You can do some tricks with using special allocators for the stuff you want to reveal that places the data in SHM segments, then blit the stack across to the other process and it can work. I know this because I built such a system as my undergrad thesis project :)

https://web.archive.org/web/20160331135050/plan99.net/~mike/...

It's very ugly though. And again, you need to coordinate memory management. For FastRPC it didn't matter because it was used mostly for holding stuff temporarily whilst you called into a library, so the 'outer' process owned the memory and the 'inner' process just used it temporarily. I never did anything with complex lifetimes.

One way of thinking about it is to study the issues that cause people to write large JVM apps instead of large C apps. It's not any different at the systems level. They want GC that works across all the libraries they use, they want to be able to upgrade the backend compiler without frontend-recompiling everything, they want to be able to upgrade a library or change a memory layout without recompiling the world, and they don't want all the goop that is triggered by allowing libraries to use arbitrary compilers and memory management subsystems. Forcing a unified compiler and GC simplifies the inter-module protocols so drastically, the wins are enormous.

legalcorrection · on March 31, 2022

>Well, pages are coarse grained so you'd end up giving the other quasi-process access to more stuff than it should have.

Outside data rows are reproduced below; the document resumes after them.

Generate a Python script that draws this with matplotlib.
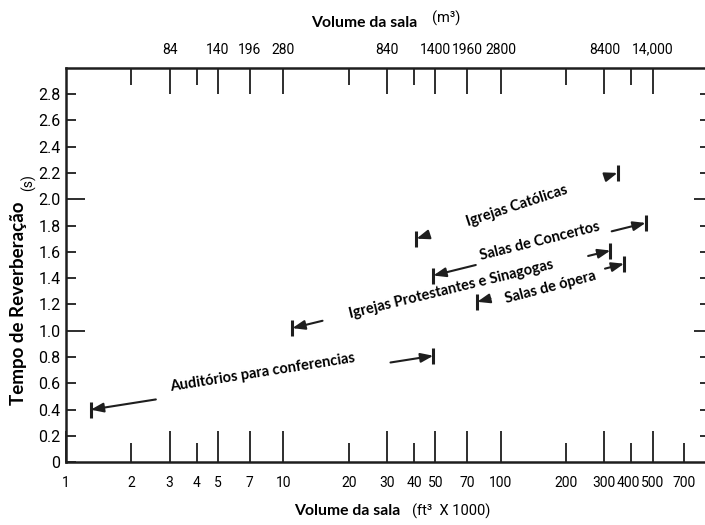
import numpy as np
import matplotlib
matplotlib.use('Agg')
import matplotlib.pyplot as plt
import matplotlib.transforms as mtransforms

# ranges (volume in ft3 x 1000, time in s)
categorias = ['Auditórios para conferencias', 'Igrejas Protestantes e Sinagogas',
              'Igrejas Católicas', 'Salas de Concertos', 'Salas de ópera']
vol_min = [1.3, 11, 41, 49, 78]
vol_max = [49, 320, 345, 465, 370]
t_min = [0.40, 1.02, 1.70, 1.42, 1.22]
t_max = [0.81, 1.61, 2.20, 1.82, 1.51]

# bottom axis ticks (ft3 x 1000)
x_long = [1, 3, 5, 7, 10, 30, 50, 70, 100, 300, 500]
x_short = [2, 4, 20, 40, 200, 400, 700]
# top axis ticks (m3)
m3_vals = [84, 140, 196, 280, 840, 1400, 1960, 2800, 8400, 14000]
m3_labels = ['84', '140', '196', '280', '840', '1400', '1960', '2800', '8400', '14,000']
m3_short = [56, 112, 560, 1120, 5600, 11200]
ft3_to_m3 = 28.0
# y ticks
y_long = [1.0, 2.0]
y_short = [0, 0.2, 0.4, 0.6, 0.8, 1.2, 1.4, 1.6, 1.8, 2.2, 2.4, 2.6, 2.8]

# arrow lengths (fraction of the segment) and label shifts (pixels)
frac_left = [0.19, 0.095, 0.05, 0.2, 0.09]
frac_right = [0.125, 0.07, 0.05, 0.16, 0.13]
label_dy = [10, 0, 0, 8, -5]

ink = '#1e1e1e'
num_font = ['Roboto', 'DejaVu Sans']
txt_font = ['Lato', 'DejaVu Sans']
plt.rcParams['font.family'] = num_font
x_size = 10
y_size = 11.5

fig = plt.figure(figsize=(7.05, 5.25), dpi=100)
ax = fig.add_axes([66/705, 1-462.3/525, 642/705, (462.3-67.7)/525])
ax.set_xscale('log')
ax.set_xlim(1, 900)
ax.set_ylim(0, 3.0)
for s in ax.spines.values():
    s.set_linewidth(1.8)
    s.set_color(ink)

ax.set_xticks(x_long, labels=[str(v) for v in x_long])
ax.set_xticks(x_short, labels=[str(v) for v in x_short], minor=True)
ax.tick_params(axis='x', which='major', direction='in', length=22, width=1.3,
               color=ink, labelsize=x_size, pad=10, top=False)
ax.tick_params(axis='x', which='minor', direction='in', length=14, width=1.3,
               color=ink, labelsize=x_size, pad=10, top=False)
# nudge the crowded "400" label a little to the left
shift = mtransforms.ScaledTranslation(-3/100, 0, fig.dpi_scale_trans)
t400 = ax.xaxis.get_minor_ticks()[x_short.index(400)]
t400.label1.set_transform(t400.label1.get_transform() + shift)

ax.set_yticks(y_long, labels=['%.1f' % v for v in y_long])
ax.set_yticks(y_short, labels=['0' if v == 0 else '%.1f' % v for v in y_short], minor=True)
ax.tick_params(axis='y', which='major', direction='in', length=14, width=1.3,
               color=ink, labelsize=y_size, pad=4, right=False)
ax.tick_params(axis='y', which='minor', direction='in', length=7, width=1.3,
               color=ink, labelsize=y_size, pad=4, right=False)

# right side ticks
sec = ax.secondary_yaxis('right')
sec.set_yticks(y_long)
sec.set_yticks(y_short[1:], minor=True)
sec.tick_params(which='major', direction='in', length=10, width=1.3, color=ink, labelright=False)
sec.tick_params(which='minor', direction='in', length=6, width=1.3, color=ink, labelright=False)
sec.spines['right'].set_linewidth(1.8)

# top axis in m3
ax2 = ax.twiny()
ax2.set_xscale('log')
ax2.set_xlim(ax.get_xlim())
ax2.set_xticks([v/ft3_to_m3 for v in m3_vals], labels=m3_labels)
ax2.set_xticks([v/ft3_to_m3 for v in m3_short], labels=[''] * len(m3_short), minor=True)
ax2.tick_params(axis='x', which='major', direction='in', length=19, width=1.3,
                color=ink, labelsize=x_size, pad=8)
ax2.tick_params(axis='x', which='minor', direction='in', length=12, width=1.3,
                color=ink, pad=8)
for s in ax2.spines.values():
    s.set_visible(False)

# ranges: end bars, arrows and labels
arrow_style = '-|>,head_length=0.75,head_width=0.28'
for i in range(len(categorias)):
    x0, x1 = vol_min[i], vol_max[i]
    y0, y1 = t_min[i], t_max[i]
    ax.plot([x0, x1], [y0, y1], ls='none', marker='|', ms=12, mew=2.2, color=ink)
    lx0, lx1 = np.log10(x0), np.log10(x1)
    f = frac_left[i]
    tail = (10**(lx0 + f*(lx1-lx0)), y0 + f*(y1-y0))
    ax.annotate('', xy=(x0, y0), xytext=tail,
                arrowprops=dict(arrowstyle=arrow_style, lw=1.5, color=ink,
                                shrinkA=0, shrinkB=0))
    f = frac_right[i]
    tail = (10**(lx1 + f*(lx0-lx1)), y1 + f*(y0-y1))
    ax.annotate('', xy=(x1, y1), xytext=tail,
                arrowprops=dict(arrowstyle=arrow_style, lw=1.5, color=ink,
                                shrinkA=0, shrinkB=0))
    p0 = ax.transData.transform((x0, y0))
    p1 = ax.transData.transform((x1, y1))
    ang = np.degrees(np.arctan2(p1[1]-p0[1], p1[0]-p0[0]))
    xm = 10**((lx0+lx1)/2)
    ym = (y0+y1)/2
    ax.annotate(categorias[i], xy=(xm, ym), xytext=(0, label_dy[i]),
                textcoords='offset pixels', rotation=ang, rotation_mode='anchor',
                ha='center', va='center', fontsize=10.5, fontweight='bold',
                family=txt_font, color='black')

# axis titles
fig.text(400/705, 1-511/525, 'Volume da sala', ha='right', va='center',
         fontsize=11.3, fontweight='bold', family=txt_font)
fig.text(412/705, 1-511/525, '(ft³  X 1000)', ha='left', va='center', fontsize=10.5)
fig.text(417/705, 1-23/525, 'Volume da sala', ha='right', va='center',
         fontsize=11.3, fontweight='bold', family=txt_font)
fig.text(432/705, 1-18/525, '(m³)', ha='left', va='center', fontsize=10.5)
fig.text(19/705, 1-303/525, 'Tempo de Reverberação', ha='center', va='center',
         rotation=90, fontsize=13.5, fontweight='bold', family=txt_font)
fig.text(28/705, 1-183/525, '(s)', ha='center', va='center', rotation=90, fontsize=10)

fig.savefig('out.png', dpi=100)
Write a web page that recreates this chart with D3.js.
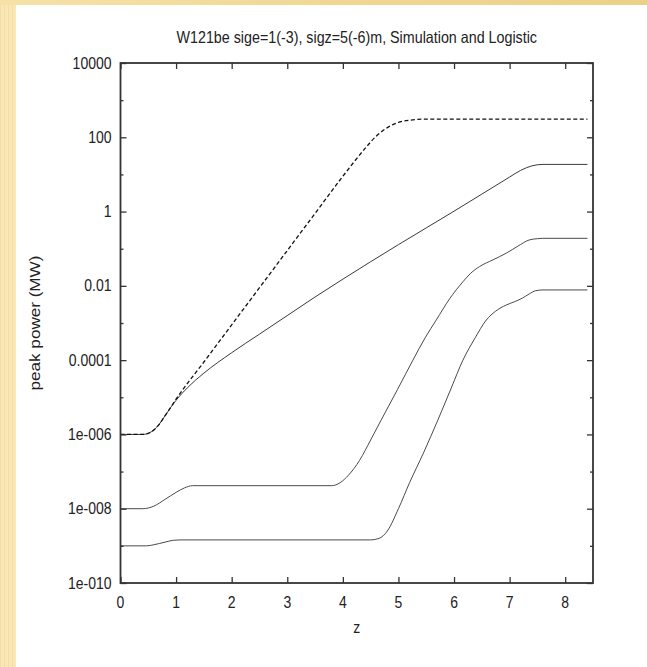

Good point. Embarrassing oversight on my part. My whole mental model of how this would work has come crashing down. Now obvious to me that to have it work the way I envisioned, you would need a managed-code only environment that supervises all memory accesses.

>I know this because I built such a system as my undergrad thesis project

Very cool!

imtringued · on April 1, 2022

Isn't it still possible to cause corruption within Java? If your operating system is written in Java it will have some unsafe interfaces where programmer, hardware or concurrency bugs will then let you bypass security features.

Yes this is a problem with all operating systems and it is much less likely with Java compared to C but it feels to me like you are entirely reliant on the JVM producing "verified" code. It's kinda like how the Rust gang has to do formal verification to prove that their borrow checker is actually water tight instead of just acting as if the programmer made sure it is water tight like in C land.

mike_hearn · on April 5, 2022

Yes, it gets you a long way but then on top you need things like IOMMUs to stop a driver mis-programming a hardware device and evading the memory safety that way. Fortunately all modern platforms have IOMMUs.

The point of managed code is that it compresses the space where (memory) safety problems can creep in to a small core in the runtime, which gets really well tested and reviewed. Even if there are concurrency bugs in your user-level code they can't corrupt memory in the manner C code can do - just yield objects in an invalid state that will hopefully be detected and cause exceptions very quickly. In turn you can then recover and try again or let the user know. CoModExceptions are a good example of that in action.